An Indigenous co-owned bitumen pipeline to Asian markets will ensure the province and country are no longer dependent on just one customer to buy their most valuable resource. It is agreed this new pipeline would be in addition to the expansion of the Trans Mountain pipeline for an additional 300,000 to 400,000 barrels per day destined for Asian markets.

This agreement also allows for needed adjustments to the tanker ban when the new pipeline to Asia is approved by the major projects office, as well as amendments that ensure Alberta’s energy companies can advertise their environmental leadership and efforts throughout the world without fear of penalty.
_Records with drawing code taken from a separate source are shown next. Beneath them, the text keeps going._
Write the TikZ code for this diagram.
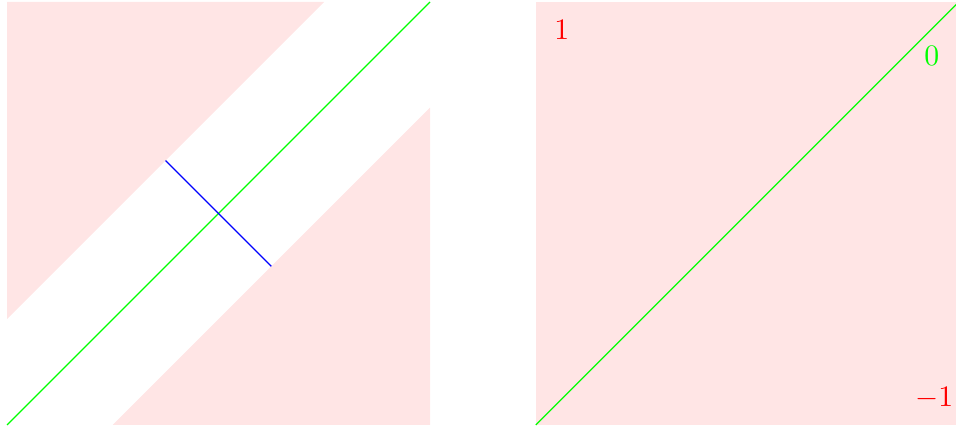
\documentclass[tikz,border=0pt]{standalone}
\begin{document}
\begin{tikzpicture}[x=5cm,y=5cm,
  region/.style={fill=red!10,draw=none},
  diag/.style={draw=green,line width=0.4pt},
  cross/.style={draw=blue,line width=0.4pt},
  lab/.style={inner sep=0pt}]
\useasboundingbox (-0.01655,-0.0118) rectangle (2.2435,1.0047);
% left square
\fill[region] (0,1) -- (0.75,1) -- (0,0.25) -- cycle;
\fill[region] (1,0) -- (1,0.75) -- (0.25,0) -- cycle;
\coordinate (a0) at (0,0);
\coordinate (a1) at (1,1);
\draw[diag] (a0) -- (a1);
\coordinate (b0) at (0.375,0.625);
\coordinate (b1) at (0.625,0.375);
\draw[cross] (b0) -- (b1);
% right square
\fill[region] (1.25,0) rectangle (2.25,1);
\coordinate (c0) at (1.25,0);
\coordinate (c1) at (2.25,1);
\draw[diag] (c0) -- (c1);
\node[lab,text=red] (one) at (1.3115,0.934) {$1$};
\node[lab,text=green] (zero) at (2.186,0.872) {$0$};
\node[lab,text=red] (mone) at (2.192,0.064) {$-1$};
\end{tikzpicture}
\end{document}
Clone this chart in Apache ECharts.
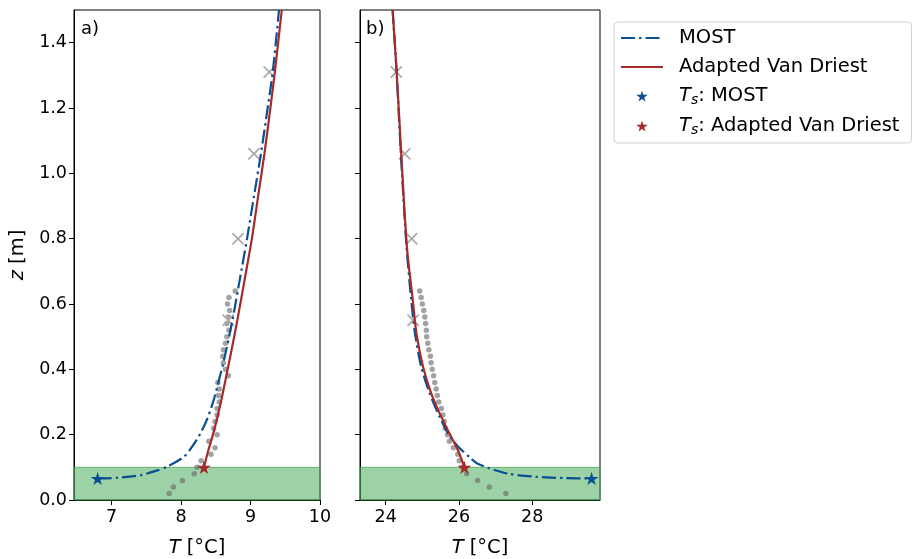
<!DOCTYPE html>
<html><head><meta charset="utf-8">
<script src="https://cdn.jsdelivr.net/npm/echarts@6/dist/echarts.min.js"></script>
<style>html,body{margin:0;padding:0;background:#fff}#c{width:914px;height:559px}</style>
</head><body><div id="c"></div>
<script>
// ---- data ----
const zDots = [0.02,0.04,0.06,0.08,0.10,0.12,0.14,0.16,0.18,0.20,0.22,0.24,0.26,0.28,0.30,0.32,0.34,0.36,0.38,0.40,0.42,0.44,0.46,0.48,0.50,0.52,0.54,0.56,0.58,0.60,0.62,0.64];
const aDotsT = [7.83,7.89,8.02,8.19,8.23,8.29,8.43,8.49,8.40,8.52,8.47,8.49,8.52,8.52,8.55,8.54,8.55,8.53,8.68,8.64,8.61,8.60,8.61,8.64,8.66,8.69,8.66,8.68,8.70,8.67,8.69,8.78];
const bDotsT = [27.28,26.83,26.51,26.21,26.10,26.01,25.97,25.85,25.74,25.69,25.63,25.60,25.56,25.52,25.45,25.41,25.38,25.34,25.31,25.27,25.24,25.22,25.18,25.15,25.12,25.11,25.09,25.07,25.04,25.00,24.97,24.93];

const zCross = [1.31,1.06,0.80,0.55];
const aCrossT = [9.27,9.05,8.82,8.68];
const bCrossT = [24.29,24.52,24.71,24.75];

const aMostZ = [0.066,0.068,0.076,0.090,0.102,0.132,0.160,0.204,0.250,0.306,0.430,0.550,0.680,0.800,0.930,1.060,1.190,1.310,1.500];
const aMostT = [6.80,7.08,7.42,7.65,7.80,8.04,8.15,8.28,8.38,8.47,8.62,8.74,8.85,8.95,9.05,9.15,9.24,9.32,9.41];
const aVdZ = [0.10,0.15,0.20,0.25,0.306,0.43,0.55,0.68,0.80,0.93,1.06,1.19,1.31,1.50];
const aVdT = [8.33,8.39,8.46,8.52,8.58,8.70,8.81,8.92,9.02,9.11,9.20,9.28,9.35,9.45];

const bMostZ = [1.5,1.31,1.07,0.774,0.61,0.51,0.408,0.327,0.255,0.20,0.163,0.13,0.112,0.097,0.080,0.071,0.067,0.066];
const bMostT = [24.19,24.30,24.41,24.57,24.70,24.80,24.97,25.20,25.47,25.72,25.98,26.30,26.50,26.83,27.37,28.10,28.92,29.62];
const bVdZ = [1.5,1.31,1.07,0.774,0.612,0.51,0.408,0.327,0.266,0.204,0.153,0.10];
const bVdT = [24.19,24.30,24.42,24.58,24.74,24.84,25.02,25.24,25.47,25.74,25.97,26.15];

const starA = {most:[6.80,0.066], vd:[8.33,0.10]};
const starB = {most:[29.62,0.066], vd:[26.15,0.10]};

const bandZ = [0, 0.1];
const xTicksA = [7,8,9,10];
const xTicksB = [24,26,28];
const yTicks = [0,0.2,0.4,0.6,0.8,1.0,1.2,1.4];
const legendNames = ['MOST','Adapted Van Driest','Ts: MOST','Ts: Adapted Van Driest'];

// ---- build ----
const pair = (xs, ys) => xs.map((x,i)=>[x, ys[i]]);
const BLUE = '#0a4f92', RED = '#a52a2a';
const STAR = 'path://M50,0 L61,35 L98,35 L68,57 L79,91 L50,70 L21,91 L32,57 L2,35 L39,35 Z';
const XMARK = 'path://M0,2 L2,0 L10,8 L18,0 L20,2 L12,10 L20,18 L18,20 L10,12 L2,20 L0,18 L8,10 Z';
const FONT = 'DejaVu Sans';
const TICK_FS = 17.5, NAME_FS = 19.5;

function xAxis(g, min, max, ticks) {
  return {gridIndex:g, type:'value', min, max,
    axisLine:{show:true, onZero:false, lineStyle:{color:'#000', width:1}},
    axisTick:{show:true, customValues:ticks, length:5, lineStyle:{color:'#000'}},
    axisLabel:{customValues:ticks, fontSize:TICK_FS, color:'#000', margin:8, fontFamily:FONT},
    splitLine:{show:false},
    name:'{i|T} [°C]', nameLocation:'middle', nameGap:38,
    nameTextStyle:{fontSize:NAME_FS, color:'#000', fontFamily:FONT, rich:{i:{fontStyle:'italic', fontSize:NAME_FS, fontFamily:FONT, color:'#000'}}}
  };
}
function yAxis(g, labels) {
  const a = {gridIndex:g, type:'value', min:0, max:1.5,
    axisLine:{show:true, onZero:false, lineStyle:{color:'#000', width:1}},
    axisTick:{show:true, customValues:yTicks, length:5, lineStyle:{color:'#000'}},
    axisLabel:{show:labels, customValues:yTicks, fontSize:TICK_FS, color:'#000', margin:7, fontFamily:FONT, formatter:v=>v.toFixed(1)},
    splitLine:{show:false}
  };
  if (labels) {
    a.name = '{i|z} [m]'; a.nameLocation='middle'; a.nameGap=46;
    a.nameTextStyle = {fontSize:NAME_FS, color:'#000', fontFamily:FONT, rich:{i:{fontStyle:'italic', fontSize:NAME_FS, fontFamily:FONT, color:'#000'}}};
  }
  return a;
}
function panelSeries(g, dotsT, crossT, mostT, mostZ, vdT, vdZ, stars) {
  return [
    {type:'scatter', xAxisIndex:g, yAxisIndex:g, name:'dots'+g, data:pair(dotsT, zDots), symbol:'circle', symbolSize:5.5,
     itemStyle:{color:'rgba(105,105,105,0.62)', opacity:1}, z:3,
     markArea:{silent:true, itemStyle:{color:'rgba(60,165,80,0.5)', borderColor:'rgba(60,160,80,0.7)', borderWidth:1},
       data:[[{yAxis:bandZ[0]},{yAxis:bandZ[1]}]]}},
    {type:'scatter', xAxisIndex:g, yAxisIndex:g, name:'cross'+g, data:pair(crossT, zCross), symbol:XMARK, symbolSize:12.5,
     itemStyle:{color:'#ababab', opacity:1}, z:3},
    {type:'line', xAxisIndex:g, yAxisIndex:g, name:legendNames[0], data:pair(mostT, mostZ), symbol:'none', smooth:0.25,
     lineStyle:{color:BLUE, width:2.2, type:[14,4,2.5,4], cap:'butt'}, itemStyle:{color:BLUE}, z:4},
    {type:'line', xAxisIndex:g, yAxisIndex:g, name:legendNames[1], data:pair(vdT, vdZ), symbol:'none', smooth:0.25,
     lineStyle:{color:RED, width:2.2, type:'solid'}, itemStyle:{color:RED}, z:5},
    {type:'scatter', xAxisIndex:g, yAxisIndex:g, name:legendNames[2], data:[stars.most], symbol:STAR, symbolSize:14, symbolKeepAspect:true,
     itemStyle:{color:BLUE, opacity:1}, z:6},
    {type:'scatter', xAxisIndex:g, yAxisIndex:g, name:legendNames[3], data:[stars.vd], symbol:STAR, symbolSize:14, symbolKeepAspect:true,
     itemStyle:{color:RED, opacity:1}, z:6}
  ];
}

const gridBase = {top:10, height:490, show:true, borderColor:'#000', borderWidth:1, backgroundColor:'#fff', containLabel:false, outerBoundsMode:'none'};
const option = {
  animation:false,
  textStyle:{fontFamily:FONT},
  grid:[
    Object.assign({left:74, width:246}, gridBase),
    Object.assign({left:360, width:240}, gridBase)
  ],
  xAxis:[xAxis(0, 6.46, 10, xTicksA), xAxis(1, 23.3, 29.85, xTicksB)],
  yAxis:[yAxis(0, true), yAxis(1, false)],
  legend:{
    data:[
      {name:legendNames[0], itemStyle:{opacity:0}},
      {name:legendNames[1], itemStyle:{opacity:0}},
      {name:legendNames[2], itemStyle:{color:BLUE, opacity:1}},
      {name:legendNames[3], itemStyle:{color:RED, opacity:1}}
    ],
    orient:'vertical', left:614, top:22,
    padding:[6,12,6,6], itemGap:9, itemWidth:42, itemHeight:11,
    borderColor:'#d0d0d0', borderWidth:1, borderRadius:4, backgroundColor:'#fff',
    selectedMode:false,
    formatter: n => n.startsWith('Ts') ? '{i|T}{s|s}' + n.slice(2) : n,
    textStyle:{fontSize:NAME_FS, color:'#000', fontFamily:FONT, padding:[0,0,0,11],
      rich:{i:{fontStyle:'italic', fontSize:NAME_FS, fontFamily:FONT, color:'#000'},
            s:{fontStyle:'italic', fontSize:14, fontFamily:FONT, color:'#000', padding:[8,0,0,0]}}}
  },
  graphic:[
    {type:'text', left:81, top:20, style:{text:'a)', fontSize:18, fill:'#000', fontFamily:FONT}},
    {type:'text', left:366, top:20, style:{text:'b)', fontSize:18, fill:'#000', fontFamily:FONT}}
  ],
  series:[
    ...panelSeries(0, aDotsT, aCrossT, aMostT, aMostZ, aVdT, aVdZ, starA),
    ...panelSeries(1, bDotsT, bCrossT, bMostT, bMostZ, bVdT, bVdZ, starB)
  ]
};
const chart = echarts.init(document.getElementById('c'), null, {renderer:'canvas'});
chart.setOption(option);
</script>
</body></html>
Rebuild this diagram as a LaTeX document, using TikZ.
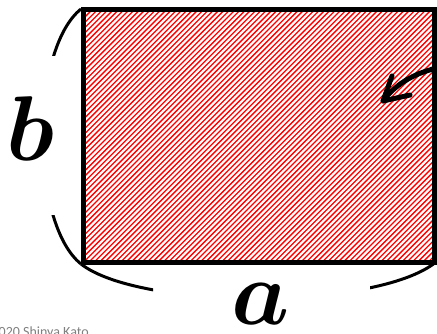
\documentclass[tikz,border=0pt]{standalone}
\usepackage{fontspec}
\usepackage{graphicx}
\newfontfamily\notefont{Carlito}
\newcommand{\bigmath}[1]{\scalebox{3.7}{\Huge\boldmath$#1$}}
\begin{document}
\begin{tikzpicture}[x=1pt,y=-1pt,
  brace/.style={line width=3pt,black},
  hatch/.style={red,line width=1.3pt},
  frame/.style={line width=5pt,black,line join=miter},
  bigletter/.style={inner sep=0pt},
  note/.style={inner sep=0pt,font=\notefont\fontsize{14}{14}\selectfont,text=black!50},
  pointer/.style={line width=5pt,black,line cap=round,line join=round}]
\useasboundingbox (0,0) rectangle (437,334);
\fill[white] (0,0) rectangle (437,334);
% hatching
\begin{scope}
  \clip (83,10) rectangle (434.5,263);
  \foreach \c in {-300,-294.7,...,450} {
    \draw[hatch] (\c,280) -- (\c+280,0);
  }
\end{scope}
% rectangle
\coordinate (tl) at (83,10);
\coordinate (br) at (434.5,263);
\draw[frame] (tl) rectangle (br);
% left brace
\coordinate (lt) at (81,9);
\coordinate (lb) at (81,264);
\begin{scope}
  \clip (0,0) rectangle (95,56);
  \draw[brace] (lt) .. controls (30,50) and (30,223) .. (lb);
\end{scope}
\begin{scope}
  \clip (0,216) rectangle (95,280);
  \draw[brace] (lt) .. controls (30,50) and (30,223) .. (lb);
\end{scope}
% bottom brace
\coordinate (bl) at (81,264);
\coordinate (brr) at (436,262);
\begin{scope}
  \clip (60,250) rectangle (153,334);
  \draw[brace] (bl) .. controls (140,310) and (377,310) .. (brr);
\end{scope}
\begin{scope}
  \clip (370,250) rectangle (437,334);
  \draw[brace] (bl) .. controls (140,310) and (377,310) .. (brr);
\end{scope}
% labels
\node[bigletter] (lb-b) at (30.5,129) {\bigmath{b}};
\node[bigletter] (lb-a) at (261,304) {\bigmath{a}};
% pointer arrow
\coordinate (ps) at (437,68);
\coordinate (pt) at (383,101);
\coordinate (pb1) at (392,76);
\coordinate (pb2) at (410,95);
\draw[pointer] (ps) .. controls (412,74) and (395,85) .. (pt);
\draw[pointer] (pb1) -- (pt) -- (pb2);
% copyright
\node[note,anchor=base east] (copy) at (89,336) {\char"00A9 2020 Shinya Kato};
\end{tikzpicture}
\end{document}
“This pipeline is an excellent opportunity to demonstrate partnership and progress. My hope is that it will create lasting economic benefits for First Nations and strengthen the relationships that matter most — government-to-government and community-to-community. Indigenous equity ownership is shaping Canada’s economy, and when our voices help guide every decision, we build trust and a future that will support generations to come.”

George Arcand Jr, Chief, Alexander First Nation

Oil and gas emissions cap

The federal government has also committed to not implementing the oil and gas emissions cap, allowing for a massive increase in oil production and private sector jobs and moving Alberta towards its goal of reaching six million barrels per day of oil production by 2030 and eight million barrels per day by 2035.

“The Energy Accord signed today by Prime Minister Carney and Premier Smith sends an important signal that Canada’s oil and gas development is integral to the economy and is open for business. This agreement shows that Canada is taking action to address regulations and policy that are impacting competitiveness and investment.”

Tristan Goodman, president and CEO, The Explorers and Producers Association of Canada

“The Business Council of Alberta is delighted to see the removal of the oil and gas emissions cap, which was a cap on production and prosperity in Canada. Now, without the cap, Canada truly can grow energy production, export globally, and generate the investments and jobs that will help deliver a better quality of life for all Canadians.”

Adam Legge, president, Business Council of Alberta

Clean Electricity Regulations

The agreement also includes the immediate suspension of the Clean Electricity Regulations in Alberta, which will stabilize Alberta’s power grid and enable massive investments in AI data centres in the province. Instead, Alberta will work with the federal government and industry on a new industrial carbon pricing agreement, to be administered through Alberta’s TIER program.

Pathways and emissions reduction

Both governments are committed to working together with the Pathways companies to advance the completion of the world’s largest CCUS infrastructure project.

This will make Alberta a world leader in the development and implementation of emissions reduction infrastructure – particularly in carbon capture utilization and storage. Alberta bitumen will be the cleanest heavy oil on the planet displacing heavier emitting oil from Russia, Venezuela and Iran, and bringing better environmental and geopolitical outcomes.

“The Pathways Alliance appreciates the leadership of both Prime Minister Carney and Premier Smith in entering this important Memorandum of Understanding which supports the growth of an industry that is critical to Canada’s economy. We look forward to working on the details with both the federal and Alberta governments in the coming months with our shared goal of Canada being an energy superpower.”